Biss05312017A measure designed to narrow the gender wage gap in Illinois was approved by the state Senate Tuesday, May 30, 2017.

House Bill 2462, sponsored by Senator Daniel Biss (D-Evanston), would prohibit Illinois employers from asking job applicants about their salary history, a practice that perpetuates gender discrimination and wage inequality.

“Most employers don’t discriminate, but some do. And if you are unlucky enough to have worked for a company that pays less based on gender, then that discriminatory wage may to follow you from workplace to workplace throughout your lifetime,” Biss said. “One way we can begin to stamp out gender wage discrimination is by barring employers from asking applicants about their salary history as a basis for setting future income.”
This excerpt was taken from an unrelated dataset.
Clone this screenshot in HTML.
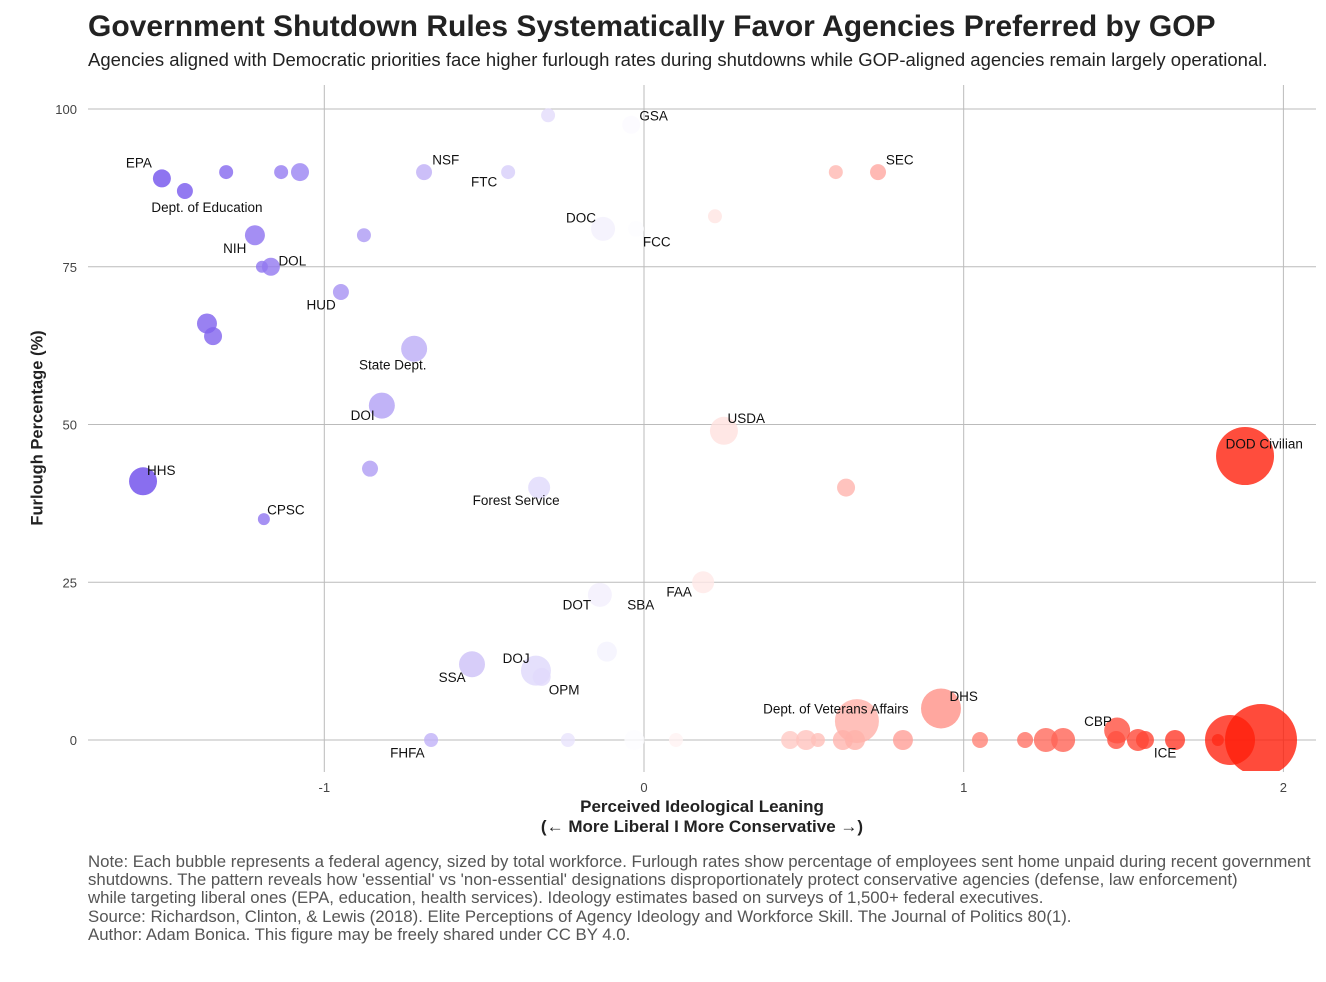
<!DOCTYPE html>
<html><head><meta charset="utf-8"><style>
body{margin:0;background:#fff;font-family:"Liberation Sans",sans-serif;}
#wrap{position:relative;width:1326px;height:982px;overflow:hidden;}
.t{position:absolute;white-space:nowrap;}
</style></head><body><div id="wrap">
<div class="t" style="left:88px;top:10px;font-size:30px;font-weight:bold;color:#222;">Government Shutdown Rules Systematically Favor Agencies Preferred by GOP</div>
<div class="t" style="left:88px;top:49px;font-size:18.5px;color:#222;">Agencies aligned with Democratic priorities face higher furlough rates during shutdowns while GOP-aligned agencies remain largely operational.</div>
<svg id="plot" width="1326" height="982" style="position:absolute;left:0;top:0"></svg>
<div class="t" style="left:38px;top:428px;font-size:16.5px;font-weight:bold;color:#222;transform:translate(-50%,-50%) rotate(-90deg);">Furlough Percentage (%)</div>
<div class="t" style="left:702px;top:797px;transform:translateX(-50%);font-size:17px;font-weight:bold;color:#222;text-align:center;line-height:20px;">Perceived Ideological Leaning<br>(← More Liberal I More Conservative →)</div>
<div class="t" style="left:88px;top:853px;font-size:16.8px;color:#555;line-height:18.2px;">Note: Each bubble represents a federal agency, sized by total workforce. Furlough rates show percentage of employees sent home unpaid during recent government<br>shutdowns. The pattern reveals how 'essential' vs 'non-essential' designations disproportionately protect conservative agencies (defense, law enforcement)<br>while targeting liberal ones (EPA, education, health services). Ideology estimates based on surveys of 1,500+ federal executives.<br>Source: Richardson, Clinton, &amp; Lewis (2018). Elite Perceptions of Agency Ideology and Workforce Skill. The Journal of Politics 80(1).<br>Author: Adam Bonica. This figure may be freely shared under CC BY 4.0.</div>
</div>
<script>
const xTicks=[-1,0,1,2];
const yTicks=[0,25,50,75,100];
const ideology=[-1.508,-1.436,-1.307,-1.135,-1.076,-1.217,-1.195,-1.167,-0.876,-0.948,-1.367,-1.348,-0.719,-0.82,-0.857,-1.567,-1.189,-0.688,-0.425,-0.30,-0.04,-0.128,-0.025,0.222,0.6,0.732,0.25,0.632,-0.328,0.185,-0.138,-0.116,-0.538,-0.338,-0.32,-0.666,-0.238,-0.03,0.1,0.457,0.507,0.544,0.622,0.666,0.66,0.81,0.929,1.051,1.192,1.257,1.311,1.48,1.477,1.545,1.567,1.661,1.88,1.833,1.93,1.795];
const furlough=[89,87,90,90,90,80,75,75,80,71,66,64,62,53,43,41,35,90,90,99,97.5,81,81,83,90,90,49,40,40,25,23,14,12,11,10,0,0,0,0,0,0,0,0,3,0,0,5,0,0,0,0,1.5,0,0,0,0,45,0,0,0];
const workforce=[9,8,7,7,9,10,6,9,7,8,10,9,13,13,8,14,6,8,7,7,9,12,8,7,7,8,14,9,11,11,12,10,13,15,9,7,7,10,7,9,10,7,10,22,10,10,20,8,8,12,12,13,9,11,9,10,29,25,36,6];
const labels=["EPA","Dept. of Education","NIH","DOL","HUD","State Dept.","DOI","HHS","CPSC","NSF","FTC","GSA","DOC","FCC","SEC","USDA","DOD Civilian","Forest Service","FAA","DOT","SBA","DOJ","SSA","OPM","FHFA","Dept. of Veterans Affairs","DHS","CBP","ICE"];
const labelX=[-1.58,-1.367,-1.28,-1.10,-1.01,-0.786,-0.88,-1.51,-1.12,-0.62,-0.50,0.03,-0.197,0.04,0.80,0.32,1.94,-0.40,0.11,-0.21,-0.01,-0.40,-0.60,-0.25,-0.74,0.60,1.00,1.42,1.63];
const labelY=[91.5,84.5,78,76,69,59.5,51.5,42.8,36.5,92,88.5,99,82.8,79,92,51,47,38,23.5,21.5,21.5,13,10,8,-2,5,7,3,-2];
const svg=document.getElementById('plot');
const NS='http://www.w3.org/2000/svg';
const sx=v=>644+v*319.7, sy=v=>740-v*6.31;
function mk(t,a){const e=document.createElementNS(NS,t);for(const k in a)e.setAttribute(k,a[k]);svg.appendChild(e);return e;}
yTicks.forEach(v=>{const l=mk('line',{x1:88,x2:1316,y1:sy(v),y2:sy(v),stroke:'#bbb','stroke-width':1});


const t=mk('text',{x:77,y:sy(v)+5,'text-anchor':'end','font-size':13,fill:'#444','font-family':'Liberation Sans'});t.textContent=v;

});
xTicks.forEach(v=>{const l=mk('line',{x1:sx(v),x2:sx(v),y1:85,y2:772,stroke:'#bbb','stroke-width':1});


const t=mk('text',{x:sx(v),y:792,'text-anchor':'middle','font-size':13,fill:'#444','font-family':'Liberation Sans'});t.textContent=v;

});
const defs=mk('defs',{});const cp=document.createElementNS(NS,'clipPath');cp.setAttribute('id','cp');const r=document.createElementNS(NS,'rect');
r.setAttribute('x',88);r.setAttribute('y',85);r.setAttribute('width',1228);r.setAttribute('height',686);cp.appendChild(r);defs.appendChild(cp);
const g=mk('g',{'clip-path':'url(#cp)'});
function col(v){let c,t;if(v<0){c=[105,70,235];t=Math.min(1,-v/1.6);}else{c=[255,30,10];t=Math.min(1,v/1.9);}
return 'rgb('+c.map(k=>Math.round(255+(k-255)*t)).join(',')+')';}
ideology.forEach((v,i)=>{const c=document.createElementNS(NS,'circle');
c.setAttribute('cx',sx(v));c.setAttribute('cy',sy(furlough[i]));c.setAttribute('r',workforce[i]);c.setAttribute('fill',col(v));c.setAttribute('fill-opacity',0.8);


g.appendChild(c);});
labels.forEach((s,i)=>{const t=mk('text',{x:sx(labelX[i]),y:sy(labelY[i])+5,'text-anchor':'middle','font-size':13.5,fill:'#111','font-family':'Liberation Sans'});t.textContent=s;

});
</script></body></html>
Women in Illinois make up almost half the workforce but earn 79 cents for every $1 paid to men. The wage gap is worse for women of color: black and African-American women earn 63 cents and Hispanic and Latina women earn 48 cents for every $1 that white men earn. Working mothers earn 71 cents while single mothers are paid just 58 cents for every $1 paid to fathers.

In total, Illinois women who work full time lose nearly $20 billion each year due to unequal pay, according to statistics. Lost wages mean families have less money to save for future expenses or to spend on basic goods and services – spending that helps drive the state and local economy.
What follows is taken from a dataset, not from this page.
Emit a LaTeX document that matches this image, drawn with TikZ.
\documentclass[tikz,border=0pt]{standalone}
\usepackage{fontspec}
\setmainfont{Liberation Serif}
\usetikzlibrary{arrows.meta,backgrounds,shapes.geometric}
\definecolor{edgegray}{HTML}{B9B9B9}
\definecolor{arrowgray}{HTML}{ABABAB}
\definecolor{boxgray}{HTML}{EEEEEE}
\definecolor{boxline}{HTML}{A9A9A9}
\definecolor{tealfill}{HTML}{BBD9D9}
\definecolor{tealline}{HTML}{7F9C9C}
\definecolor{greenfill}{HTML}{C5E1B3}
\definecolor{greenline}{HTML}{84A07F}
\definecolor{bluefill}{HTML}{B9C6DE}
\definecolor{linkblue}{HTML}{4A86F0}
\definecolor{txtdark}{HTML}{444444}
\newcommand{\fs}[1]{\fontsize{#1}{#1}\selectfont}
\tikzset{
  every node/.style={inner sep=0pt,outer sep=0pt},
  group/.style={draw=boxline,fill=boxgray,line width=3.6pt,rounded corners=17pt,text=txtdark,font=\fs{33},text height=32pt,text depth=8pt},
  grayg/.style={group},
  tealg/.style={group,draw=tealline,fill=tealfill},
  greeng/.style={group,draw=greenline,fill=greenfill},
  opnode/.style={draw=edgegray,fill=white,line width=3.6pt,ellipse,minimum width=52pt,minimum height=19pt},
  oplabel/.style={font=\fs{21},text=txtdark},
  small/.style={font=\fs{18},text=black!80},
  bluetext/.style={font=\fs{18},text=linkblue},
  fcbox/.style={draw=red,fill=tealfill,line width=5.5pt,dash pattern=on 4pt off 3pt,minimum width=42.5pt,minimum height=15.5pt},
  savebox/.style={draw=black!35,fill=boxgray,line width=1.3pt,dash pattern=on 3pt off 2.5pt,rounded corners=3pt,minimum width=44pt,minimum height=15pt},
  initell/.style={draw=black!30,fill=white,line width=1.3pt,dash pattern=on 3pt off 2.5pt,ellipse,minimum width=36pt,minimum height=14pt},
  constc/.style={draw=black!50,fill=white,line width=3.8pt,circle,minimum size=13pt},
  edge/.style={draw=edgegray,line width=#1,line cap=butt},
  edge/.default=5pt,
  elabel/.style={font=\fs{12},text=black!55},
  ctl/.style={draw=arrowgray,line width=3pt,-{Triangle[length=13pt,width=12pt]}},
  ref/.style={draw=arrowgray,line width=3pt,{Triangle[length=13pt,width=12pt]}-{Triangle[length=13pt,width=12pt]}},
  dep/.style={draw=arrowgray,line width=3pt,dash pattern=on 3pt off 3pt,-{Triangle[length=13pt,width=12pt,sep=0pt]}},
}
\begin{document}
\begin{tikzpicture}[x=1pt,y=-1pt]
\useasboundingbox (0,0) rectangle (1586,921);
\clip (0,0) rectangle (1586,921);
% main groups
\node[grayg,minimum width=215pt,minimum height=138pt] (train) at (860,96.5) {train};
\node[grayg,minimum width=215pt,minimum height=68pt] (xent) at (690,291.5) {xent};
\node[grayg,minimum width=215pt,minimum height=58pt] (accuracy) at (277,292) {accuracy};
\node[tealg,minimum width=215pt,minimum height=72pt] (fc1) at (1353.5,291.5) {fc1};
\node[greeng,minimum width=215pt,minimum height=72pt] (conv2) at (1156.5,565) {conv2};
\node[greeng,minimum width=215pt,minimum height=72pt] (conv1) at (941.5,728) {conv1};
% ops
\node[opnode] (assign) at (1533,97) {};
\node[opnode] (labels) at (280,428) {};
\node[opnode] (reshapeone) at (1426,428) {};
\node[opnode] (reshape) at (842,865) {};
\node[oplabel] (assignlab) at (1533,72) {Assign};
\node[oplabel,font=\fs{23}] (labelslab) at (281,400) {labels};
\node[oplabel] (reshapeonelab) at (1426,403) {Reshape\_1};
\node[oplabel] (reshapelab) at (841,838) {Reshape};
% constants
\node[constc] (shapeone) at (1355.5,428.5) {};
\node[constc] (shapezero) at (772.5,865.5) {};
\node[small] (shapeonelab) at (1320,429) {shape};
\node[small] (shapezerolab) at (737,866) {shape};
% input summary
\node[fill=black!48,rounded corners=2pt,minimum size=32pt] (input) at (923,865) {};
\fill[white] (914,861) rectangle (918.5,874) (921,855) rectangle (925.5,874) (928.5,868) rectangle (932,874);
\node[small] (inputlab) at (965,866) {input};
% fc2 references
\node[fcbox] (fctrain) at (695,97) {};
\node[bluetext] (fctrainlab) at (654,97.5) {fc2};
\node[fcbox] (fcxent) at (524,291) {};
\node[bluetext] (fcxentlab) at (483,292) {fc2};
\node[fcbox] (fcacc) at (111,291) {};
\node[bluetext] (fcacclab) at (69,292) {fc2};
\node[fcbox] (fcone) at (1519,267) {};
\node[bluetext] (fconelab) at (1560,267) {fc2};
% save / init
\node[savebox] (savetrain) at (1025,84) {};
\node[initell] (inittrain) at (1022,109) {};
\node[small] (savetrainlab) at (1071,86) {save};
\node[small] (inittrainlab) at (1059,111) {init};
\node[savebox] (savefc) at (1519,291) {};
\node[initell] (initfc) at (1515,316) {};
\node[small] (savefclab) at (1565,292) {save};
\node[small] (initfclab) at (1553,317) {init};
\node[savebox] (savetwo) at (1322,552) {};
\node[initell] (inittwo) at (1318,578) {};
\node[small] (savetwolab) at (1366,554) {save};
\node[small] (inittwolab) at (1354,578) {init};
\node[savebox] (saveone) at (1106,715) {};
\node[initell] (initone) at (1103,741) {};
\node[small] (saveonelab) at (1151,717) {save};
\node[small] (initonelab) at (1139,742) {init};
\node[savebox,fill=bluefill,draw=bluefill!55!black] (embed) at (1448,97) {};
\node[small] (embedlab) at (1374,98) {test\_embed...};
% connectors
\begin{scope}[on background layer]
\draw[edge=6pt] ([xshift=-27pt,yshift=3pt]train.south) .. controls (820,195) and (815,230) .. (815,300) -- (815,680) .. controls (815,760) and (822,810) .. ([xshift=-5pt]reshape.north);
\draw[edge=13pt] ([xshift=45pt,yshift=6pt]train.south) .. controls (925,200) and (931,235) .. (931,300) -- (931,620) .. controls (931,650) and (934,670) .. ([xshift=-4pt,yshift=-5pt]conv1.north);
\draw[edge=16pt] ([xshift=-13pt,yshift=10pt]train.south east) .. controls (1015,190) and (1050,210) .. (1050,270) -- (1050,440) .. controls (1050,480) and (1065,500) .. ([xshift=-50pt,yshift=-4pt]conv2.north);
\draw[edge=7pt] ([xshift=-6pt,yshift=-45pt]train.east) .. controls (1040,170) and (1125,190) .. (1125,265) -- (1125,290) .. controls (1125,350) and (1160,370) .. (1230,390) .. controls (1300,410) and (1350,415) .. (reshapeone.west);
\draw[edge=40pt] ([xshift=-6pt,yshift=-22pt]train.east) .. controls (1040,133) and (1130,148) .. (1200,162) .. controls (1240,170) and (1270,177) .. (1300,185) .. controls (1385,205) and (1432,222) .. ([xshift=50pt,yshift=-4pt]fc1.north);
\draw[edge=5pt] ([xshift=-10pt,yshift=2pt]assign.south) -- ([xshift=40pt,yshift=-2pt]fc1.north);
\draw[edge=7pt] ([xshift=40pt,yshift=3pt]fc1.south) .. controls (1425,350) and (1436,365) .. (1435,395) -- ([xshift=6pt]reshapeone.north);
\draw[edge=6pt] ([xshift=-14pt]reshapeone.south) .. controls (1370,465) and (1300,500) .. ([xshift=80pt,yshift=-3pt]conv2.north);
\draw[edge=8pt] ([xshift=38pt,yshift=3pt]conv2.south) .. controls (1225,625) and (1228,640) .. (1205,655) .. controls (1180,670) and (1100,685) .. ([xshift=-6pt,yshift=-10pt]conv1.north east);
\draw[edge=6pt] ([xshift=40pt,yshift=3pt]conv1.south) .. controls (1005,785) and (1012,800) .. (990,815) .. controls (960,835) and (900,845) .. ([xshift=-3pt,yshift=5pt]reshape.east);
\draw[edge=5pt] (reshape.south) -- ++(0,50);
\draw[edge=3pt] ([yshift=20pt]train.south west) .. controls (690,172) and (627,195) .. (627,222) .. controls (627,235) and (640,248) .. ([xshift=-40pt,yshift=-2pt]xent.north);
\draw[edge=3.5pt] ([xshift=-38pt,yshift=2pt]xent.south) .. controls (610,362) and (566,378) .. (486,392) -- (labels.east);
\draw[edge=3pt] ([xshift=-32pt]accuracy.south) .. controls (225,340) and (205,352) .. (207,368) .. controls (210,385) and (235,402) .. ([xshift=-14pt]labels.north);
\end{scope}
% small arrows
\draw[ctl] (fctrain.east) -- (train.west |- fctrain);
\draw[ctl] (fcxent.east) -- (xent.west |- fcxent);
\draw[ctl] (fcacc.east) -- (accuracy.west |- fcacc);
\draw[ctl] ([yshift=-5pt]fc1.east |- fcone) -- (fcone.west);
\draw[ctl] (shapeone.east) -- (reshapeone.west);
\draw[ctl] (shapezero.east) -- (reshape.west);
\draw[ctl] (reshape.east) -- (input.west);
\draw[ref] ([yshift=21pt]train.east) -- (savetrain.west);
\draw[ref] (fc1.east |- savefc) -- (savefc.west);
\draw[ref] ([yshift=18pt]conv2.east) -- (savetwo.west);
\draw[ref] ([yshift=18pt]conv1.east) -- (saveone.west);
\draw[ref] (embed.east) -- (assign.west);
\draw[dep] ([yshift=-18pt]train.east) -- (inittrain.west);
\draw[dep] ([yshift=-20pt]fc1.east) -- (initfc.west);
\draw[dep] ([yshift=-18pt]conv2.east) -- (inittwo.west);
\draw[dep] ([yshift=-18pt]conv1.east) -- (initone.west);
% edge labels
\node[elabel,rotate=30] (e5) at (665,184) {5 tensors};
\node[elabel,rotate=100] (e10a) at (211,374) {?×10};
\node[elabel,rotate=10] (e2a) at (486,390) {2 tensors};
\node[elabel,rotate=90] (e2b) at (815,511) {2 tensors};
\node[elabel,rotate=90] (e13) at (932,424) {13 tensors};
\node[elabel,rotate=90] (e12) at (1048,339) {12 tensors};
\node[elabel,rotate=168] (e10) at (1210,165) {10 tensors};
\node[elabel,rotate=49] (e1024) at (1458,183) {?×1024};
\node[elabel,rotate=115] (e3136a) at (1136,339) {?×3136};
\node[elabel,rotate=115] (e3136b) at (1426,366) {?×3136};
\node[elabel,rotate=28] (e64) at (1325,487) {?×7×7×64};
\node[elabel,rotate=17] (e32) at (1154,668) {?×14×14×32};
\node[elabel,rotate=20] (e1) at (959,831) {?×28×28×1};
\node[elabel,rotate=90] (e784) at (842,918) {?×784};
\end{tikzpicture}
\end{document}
Massachusetts adopted a law similar to HB2462 in 2016. So far it is the only state to ban employers from asking about salary history, but other states have introduced similar legislation, including California, Maine, New York, Pennsylvania and others.

In addition, New York City and Philadelphia recently enacted ordinances banning salary history questions. And the federal Pay Equity for All Act has been introduced in Congress and would ban salary history questions nationwide.

Rep. Anna Moeller (D-Elgin) sponsored House Bill 2462 in the House. The legislation has passed in both chambers and now will go to the governor for consideration.